With all that plot getting in the way, the show wasn’t quite as funny as normal, and a couple of comedy moments (especially the funeral) feel less sharp than we’re used to. On the other hand, there are lots of lovely little character beats (Maze’s rant about how Lucifer’s changed since meeting Chloe, Lucifer’s admiration for Dan giving himself up, Maze tending to Amenadiel’s wound) that maintain the warmth and charm that has come to characterise the show.

After a great pilot season one fell into an early formulaic rut before beginning to find its feet around episode seven with “Wingman”. The second half of the season has been far more consistent and hopefully the show can enter season two with the advantage of knowing what worked (such as the characters) and what didn’t (the rubbish crime plots) first time round.


The Good:

  • A satisfying end to this season’s arc plot that effortlessly introduces next season’s arc plot.

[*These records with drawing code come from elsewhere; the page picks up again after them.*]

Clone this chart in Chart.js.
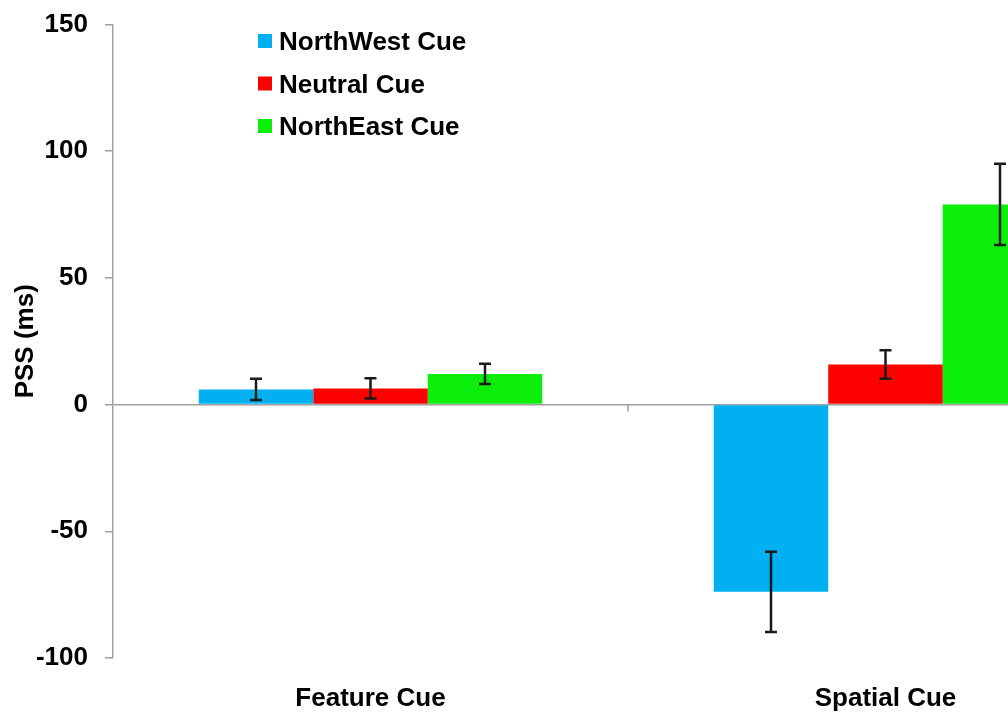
<!DOCTYPE html>
<html>
<head>
<meta charset="utf-8">
<title>PSS by cue type</title>
<script src="https://cdn.jsdelivr.net/npm/chart.js@4/dist/chart.umd.min.js"></script>
<style>
  html, body { margin: 0; padding: 0; background: #ffffff; overflow: hidden; }
  #wrap { width: 1008px; height: 715px; overflow: hidden; position: relative; }
  canvas { display: block; }
</style>
</head>
<body>
<div id="wrap"><canvas id="chart" width="1150" height="715"></canvas></div>
<script>
// Categories and series
const categories = ['Feature Cue', 'Spatial Cue'];
const seriesNames = ['NorthWest Cue', 'Neutral Cue', 'NorthEast Cue'];
const northWestPSS = [6.0, -73.9];
const neutralPSS = [6.4, 15.8];
const northEastPSS = [12.1, 79.0];
// Standard error for each bar
const northWestErr = [4.2, 15.8];
const neutralErr = [4.0, 5.6];
const northEastErr = [4.0, 16.0];
// Value axis ticks
const yTicks = [-100, -50, 0, 50, 100, 150];

const colors = ['#00B0F0', '#FF0000', '#0BEF0B'];
const FONT = "'Liberation Sans', Arial, sans-serif";
const AXIS_GREY = '#a0a0a0';

// Error bars with caps, drawn on top of every bar
const errorBars = {
  id: 'errorBars',
  afterDatasetsDraw(chart) {
    const ctx = chart.ctx;
    const y = chart.scales.y;
    ctx.save();
    ctx.strokeStyle = '#1a1a1a';
    ctx.lineWidth = 2.5;
    chart.data.datasets.forEach((ds, i) => {
      const meta = chart.getDatasetMeta(i);
      meta.data.forEach((bar, j) => {
        const v = ds.data[j], e = ds.errors[j];
        const yHi = y.getPixelForValue(v + e);
        const yLo = y.getPixelForValue(v - e);
        const x = bar.x, cap = 6;
        ctx.beginPath();
        ctx.moveTo(x, yHi); ctx.lineTo(x, yLo);
        ctx.moveTo(x - cap, yHi); ctx.lineTo(x + cap, yHi);
        ctx.moveTo(x - cap, yLo); ctx.lineTo(x + cap, yLo);
        ctx.stroke();
      });
    });
    ctx.restore();
  }
};

// Tick marks on the zero line between categories
const categoryTicks = {
  id: 'categoryTicks',
  afterDatasetsDraw(chart) {
    const ctx = chart.ctx;
    const x = chart.scales.x, y = chart.scales.y;
    const y0 = y.getPixelForValue(0);
    ctx.save();
    ctx.strokeStyle = AXIS_GREY;
    ctx.lineWidth = 1.5;
    for (let i = 0; i < categories.length - 1; i++) {
      const xs = (x.getPixelForTick(i) + x.getPixelForTick(i + 1)) / 2;
      ctx.beginPath();
      ctx.moveTo(xs, y0);
      ctx.lineTo(xs, y0 + 7);
      ctx.stroke();
    }
    ctx.restore();
  }
};

// Legend inside the plot, upper left
const insideLegend = {
  id: 'insideLegend',
  afterDraw(chart) {
    const ctx = chart.ctx;
    ctx.save();
    ctx.font = 'bold 26px ' + FONT;
    ctx.textBaseline = 'middle';
    ctx.textAlign = 'left';
    chart.data.datasets.forEach((ds, i) => {
      const cy = 41 + i * 42.5;
      ctx.fillStyle = ds.backgroundColor;
      ctx.fillRect(258, cy - 7, 14, 14);
      ctx.fillStyle = '#000000';
      ctx.fillText(ds.label, 279, cy + 2);
    });
    ctx.restore();
  }
};

const datasets = [northWestPSS, neutralPSS, northEastPSS].map((d, i) => ({
  label: seriesNames[i],
  data: d,
  errors: [northWestErr, neutralErr, northEastErr][i],
  backgroundColor: colors[i],
  borderWidth: 0,
  categoryPercentage: 0.667,
  barPercentage: 1.0
}));

new Chart(document.getElementById('chart'), {
  type: 'bar',
  data: { labels: categories, datasets },
  options: {
    responsive: false,
    animation: false,
    layout: { padding: { top: 24.5, right: 7, bottom: 0, left: 0 } },
    plugins: {
      legend: { display: false },
      tooltip: { enabled: false }
    },
    scales: {
      x: {
        grid: { display: false },
        border: { display: false },
        ticks: {
          color: '#000000',
          padding: 17,
          font: { family: FONT, size: 26, weight: 'bold' }
        },
        afterFit(scale) { scale.height = 57; }
      },
      y: {
        min: -100,
        max: 150,
        afterBuildTicks(scale) { scale.ticks = yTicks.map(v => ({ value: v })); },
        grid: {
          color: c => (c.tick && c.tick.value === 0 ? AXIS_GREY : 'rgba(0,0,0,0)'),
          lineWidth: 1.5,
          tickColor: AXIS_GREY,
          tickLength: 8,
          drawTicks: true
        },
        border: { display: true, color: AXIS_GREY, width: 1.5 },
        ticks: {
          color: '#000000',
          padding: 17,
          font: { family: FONT, size: 26, weight: 'bold' }
        },
        title: {
          display: true,
          text: 'PSS (ms)',
          color: '#000000',
          padding: { top: 10, bottom: 0 },
          font: { family: FONT, size: 26, weight: 'bold' }
        },
        afterFit(scale) {
          scale.width = 113;
          scale.paddingTop = 0;
          scale.paddingBottom = 0;
        }
      }
    }
  },
  plugins: [errorBars, categoryTicks, insideLegend]
});
</script>
</body>
</html>
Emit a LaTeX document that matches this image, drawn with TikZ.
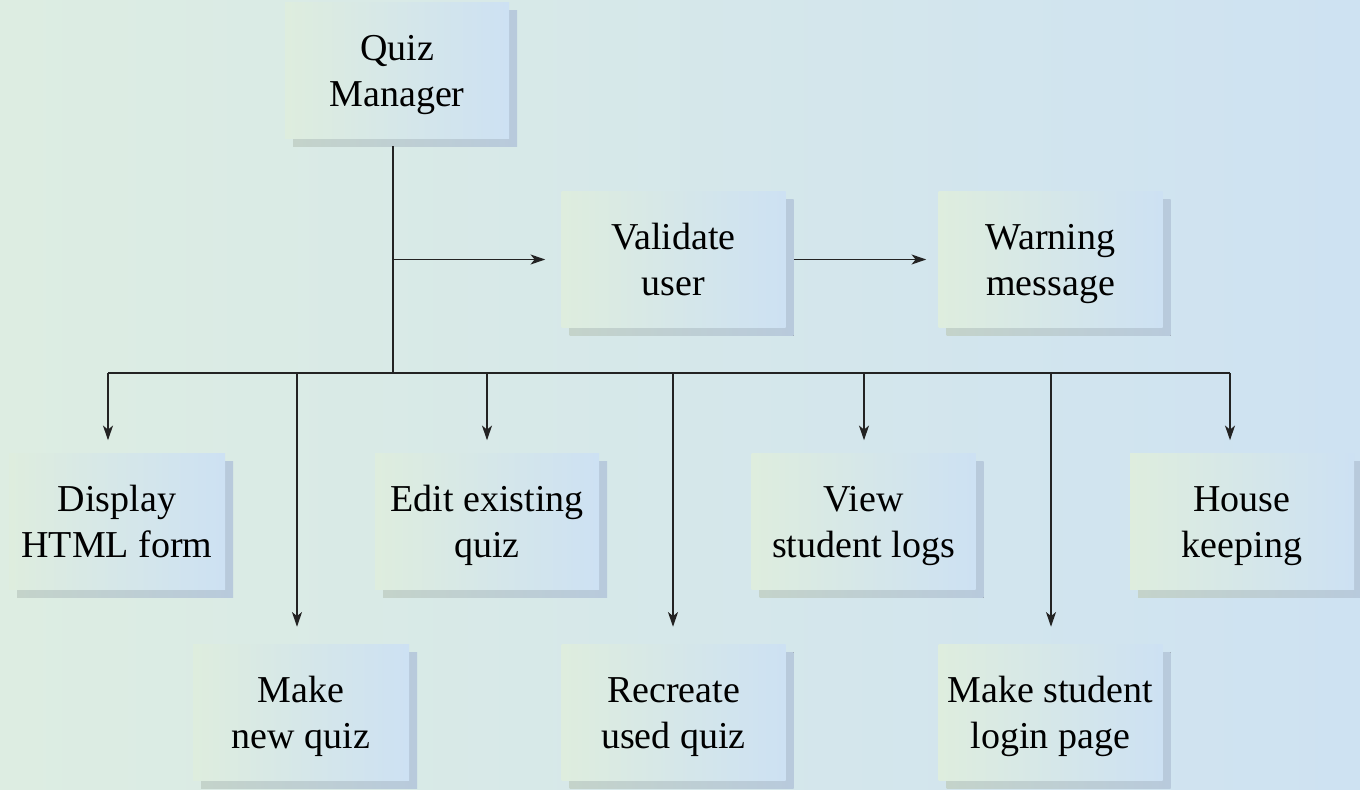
\documentclass[tikz,border=0pt]{standalone}
\usepackage{fontspec}
\setmainfont{Liberation Serif}
\usetikzlibrary{shadows,shadings,arrows.meta}
\definecolor{bgL}{RGB}{221,237,226}
\definecolor{bgR}{RGB}{206,226,242}
\definecolor{boxL}{RGB}{222,237,222}
\definecolor{boxR}{RGB}{205,225,243}
\definecolor{shL}{RGB}{196,211,202}
\definecolor{shR}{RGB}{184,202,220}
\definecolor{linecol}{RGB}{35,35,35}
\newcommand\tstr{\rule{0pt}{27pt}}
\newcommand\bstr{\rule[-7.5pt]{0pt}{7.5pt}}
\tikzset{
  box/.style={rectangle, inner sep=0pt, align=center,
    minimum width=168pt, minimum height=102pt,
    left color=boxL, right color=boxR, draw=none,
    font=\fontsize{28.5}{34.5}\selectfont,
    drop shadow={shadow xshift=6pt, shadow yshift=-6pt, opacity=1,
      left color=shL, right color=shR}},
  narrowbox/.style={box, minimum width=162pt},
  conn/.style={draw=linecol, line width=1.1pt},
  arr/.style={conn, -{Stealth[length=11pt,width=7.5pt,inset=3pt]}}
}
\begin{document}
\begin{tikzpicture}[x=0.75pt,y=-0.75pt]
\fill[left color=bgL, right color=bgR] (0,0) rectangle (1360,789);
\useasboundingbox (0,0) rectangle (1360,789);

\node[box] (qm) at (397,70) {\tstr Quiz\\\bstr Manager};
\node[box] (val) at (673.5,259.5) {\tstr Validate\\\bstr user};
\node[box] (warn) at (1050.5,259.5) {\tstr Warning\\\bstr message};
\node[narrowbox] (disp) at (117,521.5) {\tstr Display\\\bstr HTML form};
\node[box] (edit) at (487,521.5) {\tstr Edit existing\\\bstr quiz};
\node[box] (view) at (863.5,521.5) {\tstr View\\\bstr student logs};
\node[box] (house) at (1242,521.5) {\tstr House\\\bstr keeping};
\node[narrowbox] (mnew) at (301,712) {\tstr Make\\\bstr new quiz};
\node[box] (recr) at (673.5,712) {\tstr Recreate\\\bstr used quiz};
\node[box] (mstu) at (1050.5,712) {\tstr Make student\\\bstr login page};

\coordinate (trunk) at (393,373);
\coordinate (b1) at (108,373);
\coordinate (b2) at (297,373);
\coordinate (b3) at (487,373);
\coordinate (b4) at (673,373);
\coordinate (b5) at (864,373);
\coordinate (b6) at (1051,373);
\coordinate (b7) at (1230,373);

\draw[conn] ([yshift=-6pt]qm.south -| trunk) -- (trunk);
\draw[arr, shorten >=12pt] (trunk |- val.west) -- (val.west);
\draw[arr, shorten >=9pt] ([xshift=6pt]val.east) -- (warn.west);
\draw[conn] (b1) -- (b7);

\draw[arr, shorten >=9.75pt] (b1) -- (b1 |- disp.north);
\draw[arr, shorten >=12.75pt] (b2) -- (b2 |- mnew.north);
\draw[arr, shorten >=9.75pt] (b3) -- (b3 |- edit.north);
\draw[arr, shorten >=12.75pt] (b4) -- (b4 |- recr.north);
\draw[arr, shorten >=9.75pt] (b5) -- (b5 |- view.north);
\draw[arr, shorten >=12.75pt] (b6) -- (b6 |- mstu.north);
\draw[arr, shorten >=9.75pt] (b7) -- (b7 |- house.north);
\end{tikzpicture}
\end{document}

  • It’s great to have a big fight scene in the show. It’s not a particularly notable fight scene – you can’t help thinking they could have had more fun with it – but watching the the Angel Bros’ pre-fight preamble and the way they wade in with “bring it on” expressions makes the whole scene worthwhile.

Linda leaves Lucifer speechless

  • Dr Linda may not have much of a presence in the episode but she does nab the best line:
    “Do you realise the ethical position you’ve put me in?”
    “And you! Let me guess. You were going to make a sexual joke about putting me in a position.”
    “That’s true, yes.”
  • Has such a brilliant cliffhanger ever been crafted from such a simple, three-letter word? So ominous!
  • It’s actually a relief that Maze’s theft of Lucifer’s wing feather turns out to have had a positive outcome; there was the dreary, dangling potential for some kind of Maze-revenge plotline but that’s been eliminated now.
  • It’s fun to see Maze and Chloe reluctantly partnering up then scoring points off each other:
    “If you don’t make good money, why do you do this job?”
    “I get to shoot people, which is something you should keep in mind.”
  • And it may have been cheesy, but it was sweet the way Lucifer finally called Dan by his real name. Notably he’s still resistant to getting all huggy with Trixie, though.


The Bad:


  • Lucifer’s little rant at the funeral isn’t witty enough to be amusing. He just comes across as a bit of a jerk. You feel genuinely uncomfortable for the family.


  • Hell is a bit, erm… dull. Admittedly it was a relief that it wasn’t some over-the-top CG dog’s dinner, but perhaps this erred a little too much in the other direction. It seemed so… empty.
  • Lucifer’s “prayer” was a little on-the-nose.
  • Everyone worked out that Malcolm would be trying to change his identity to escape the country with surprising ease.
  • Amenadiel’s change of heart at the start of the episode is very sudden; not totally unbelievable but maybe there could have been a little bit more foreshadowing last week.


And The Random:

  • And on the Devil’s playlist this week are:
    • “Readin’ Your Will” by Zachary Kibbee –  at the futernal Lucifer interrupts.
    • “Romance Dawn” by Radkey – Amenadiel and Lucifer fight the Tommy’s bad guys.
    • “H” by Lawrence Rothman – Maz tends to Amenadiel’s wound in Lucifer’s apartment.
    • “Rough Detective” by The Dead Weather – Just after Chloe has received the phone call from Malcolm about Trixie.


  • Amenadiel and Lucifer have their conversation early in the episode on the roof of the Rosslyn Hotel Annex, which neighbours the Rosslyn Hotel which the subject of the 2000 film Million Dollar Hotel.